_SHORT TASK_
Emit the data below verbatim, stripping out any pictures.

_PROVIDED MATERIAL_

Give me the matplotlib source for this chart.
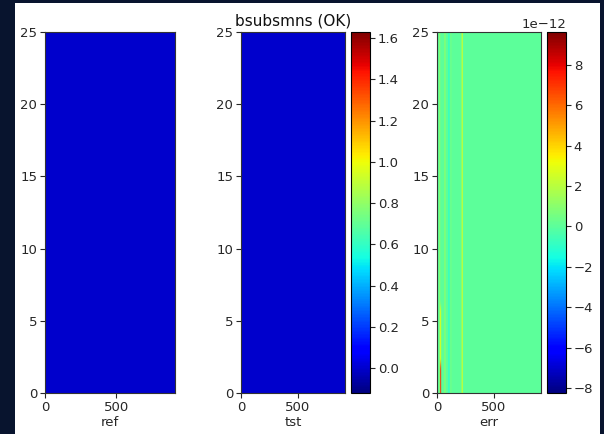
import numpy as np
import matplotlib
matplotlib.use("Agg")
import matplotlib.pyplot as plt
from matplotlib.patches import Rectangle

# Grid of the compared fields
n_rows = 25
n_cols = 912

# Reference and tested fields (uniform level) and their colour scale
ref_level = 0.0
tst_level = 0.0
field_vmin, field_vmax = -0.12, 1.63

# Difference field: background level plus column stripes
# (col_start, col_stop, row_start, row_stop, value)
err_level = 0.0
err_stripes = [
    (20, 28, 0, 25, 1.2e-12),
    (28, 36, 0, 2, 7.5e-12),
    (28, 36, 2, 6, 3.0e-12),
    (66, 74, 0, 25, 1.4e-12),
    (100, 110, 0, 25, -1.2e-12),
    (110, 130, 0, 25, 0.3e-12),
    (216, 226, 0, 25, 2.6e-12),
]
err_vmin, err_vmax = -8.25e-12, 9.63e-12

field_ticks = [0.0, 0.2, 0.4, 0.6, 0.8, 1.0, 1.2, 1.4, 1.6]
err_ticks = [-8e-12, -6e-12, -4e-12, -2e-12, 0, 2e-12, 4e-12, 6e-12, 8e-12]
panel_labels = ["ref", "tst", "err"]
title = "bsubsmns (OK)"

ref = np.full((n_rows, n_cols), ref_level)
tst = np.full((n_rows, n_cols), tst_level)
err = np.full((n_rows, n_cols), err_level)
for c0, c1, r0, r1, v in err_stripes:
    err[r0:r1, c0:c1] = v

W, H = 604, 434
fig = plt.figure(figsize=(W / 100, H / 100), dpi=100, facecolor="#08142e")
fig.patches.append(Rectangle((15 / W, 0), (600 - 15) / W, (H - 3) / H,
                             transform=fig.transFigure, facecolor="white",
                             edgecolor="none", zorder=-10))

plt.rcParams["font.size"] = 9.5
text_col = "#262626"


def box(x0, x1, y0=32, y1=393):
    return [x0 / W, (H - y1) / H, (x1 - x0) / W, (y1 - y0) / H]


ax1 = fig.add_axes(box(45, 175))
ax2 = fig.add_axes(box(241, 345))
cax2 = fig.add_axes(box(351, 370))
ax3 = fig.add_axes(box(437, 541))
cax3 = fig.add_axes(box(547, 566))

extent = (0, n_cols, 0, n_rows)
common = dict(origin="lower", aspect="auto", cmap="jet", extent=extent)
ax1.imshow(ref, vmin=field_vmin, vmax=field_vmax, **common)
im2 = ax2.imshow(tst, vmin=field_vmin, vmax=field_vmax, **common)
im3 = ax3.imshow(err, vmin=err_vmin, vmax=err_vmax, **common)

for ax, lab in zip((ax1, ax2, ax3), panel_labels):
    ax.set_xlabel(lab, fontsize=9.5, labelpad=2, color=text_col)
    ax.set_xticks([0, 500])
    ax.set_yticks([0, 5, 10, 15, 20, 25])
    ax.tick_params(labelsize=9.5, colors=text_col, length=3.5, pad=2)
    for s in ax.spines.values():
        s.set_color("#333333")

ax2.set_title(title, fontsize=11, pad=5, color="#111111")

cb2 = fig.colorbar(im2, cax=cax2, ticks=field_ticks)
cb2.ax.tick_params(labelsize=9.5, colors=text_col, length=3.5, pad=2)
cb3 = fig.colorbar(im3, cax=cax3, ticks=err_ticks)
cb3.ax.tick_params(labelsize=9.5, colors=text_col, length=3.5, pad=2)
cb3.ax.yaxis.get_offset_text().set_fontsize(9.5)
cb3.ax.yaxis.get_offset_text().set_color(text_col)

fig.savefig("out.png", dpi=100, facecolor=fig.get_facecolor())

_ANSWER BELOW_
Give me the matplotlib source for this chart.
import numpy as np
import matplotlib
matplotlib.use("Agg")
import matplotlib.pyplot as plt
from matplotlib.patches import Rectangle

# Grid of the compared fields
n_rows = 25
n_cols = 912

# Reference and tested fields (uniform level) and their colour scale
ref_level = 0.0
tst_level = 0.0
field_vmin, field_vmax = -0.12, 1.63

# Difference field: background level plus column stripes
# (col_start, col_stop, row_start, row_stop, value)
err_level = 0.0
err_stripes = [
    (20, 28, 0, 25, 1.2e-12),
    (28, 36, 0, 2, 7.5e-12),
    (28, 36, 2, 6, 3.0e-12),
    (66, 74, 0, 25, 1.4e-12),
    (100, 110, 0, 25, -1.2e-12),
    (110, 130, 0, 25, 0.3e-12),
    (216, 226, 0, 25, 2.6e-12),
]
err_vmin, err_vmax = -8.25e-12, 9.63e-12

field_ticks = [0.0, 0.2, 0.4, 0.6, 0.8, 1.0, 1.2, 1.4, 1.6]
err_ticks = [-8e-12, -6e-12, -4e-12, -2e-12, 0, 2e-12, 4e-12, 6e-12, 8e-12]
panel_labels = ["ref", "tst", "err"]
title = "bsubsmns (OK)"

ref = np.full((n_rows, n_cols), ref_level)
tst = np.full((n_rows, n_cols), tst_level)
err = np.full((n_rows, n_cols), err_level)
for c0, c1, r0, r1, v in err_stripes:
    err[r0:r1, c0:c1] = v

W, H = 604, 434
fig = plt.figure(figsize=(W / 100, H / 100), dpi=100, facecolor="#08142e")
fig.patches.append(Rectangle((15 / W, 0), (600 - 15) / W, (H - 3) / H,
                             transform=fig.transFigure, facecolor="white",
                             edgecolor="none", zorder=-10))

plt.rcParams["font.size"] = 9.5
text_col = "#262626"


def box(x0, x1, y0=32, y1=393):
    return [x0 / W, (H - y1) / H, (x1 - x0) / W, (y1 - y0) / H]


ax1 = fig.add_axes(box(45, 175))
ax2 = fig.add_axes(box(241, 345))
cax2 = fig.add_axes(box(351, 370))
ax3 = fig.add_axes(box(437, 541))
cax3 = fig.add_axes(box(547, 566))

extent = (0, n_cols, 0, n_rows)
common = dict(origin="lower", aspect="auto", cmap="jet", extent=extent)
ax1.imshow(ref, vmin=field_vmin, vmax=field_vmax, **common)
im2 = ax2.imshow(tst, vmin=field_vmin, vmax=field_vmax, **common)
im3 = ax3.imshow(err, vmin=err_vmin, vmax=err_vmax, **common)

for ax, lab in zip((ax1, ax2, ax3), panel_labels):
    ax.set_xlabel(lab, fontsize=9.5, labelpad=2, color=text_col)
    ax.set_xticks([0, 500])
    ax.set_yticks([0, 5, 10, 15, 20, 25])
    ax.tick_params(labelsize=9.5, colors=text_col, length=3.5, pad=2)
    for s in ax.spines.values():
        s.set_color("#333333")

ax2.set_title(title, fontsize=11, pad=5, color="#111111")

cb2 = fig.colorbar(im2, cax=cax2, ticks=field_ticks)
cb2.ax.tick_params(labelsize=9.5, colors=text_col, length=3.5, pad=2)
cb3 = fig.colorbar(im3, cax=cax3, ticks=err_ticks)
cb3.ax.tick_params(labelsize=9.5, colors=text_col, length=3.5, pad=2)
cb3.ax.yaxis.get_offset_text().set_fontsize(9.5)
cb3.ax.yaxis.get_offset_text().set_color(text_col)

fig.savefig("out.png", dpi=100, facecolor=fig.get_facecolor())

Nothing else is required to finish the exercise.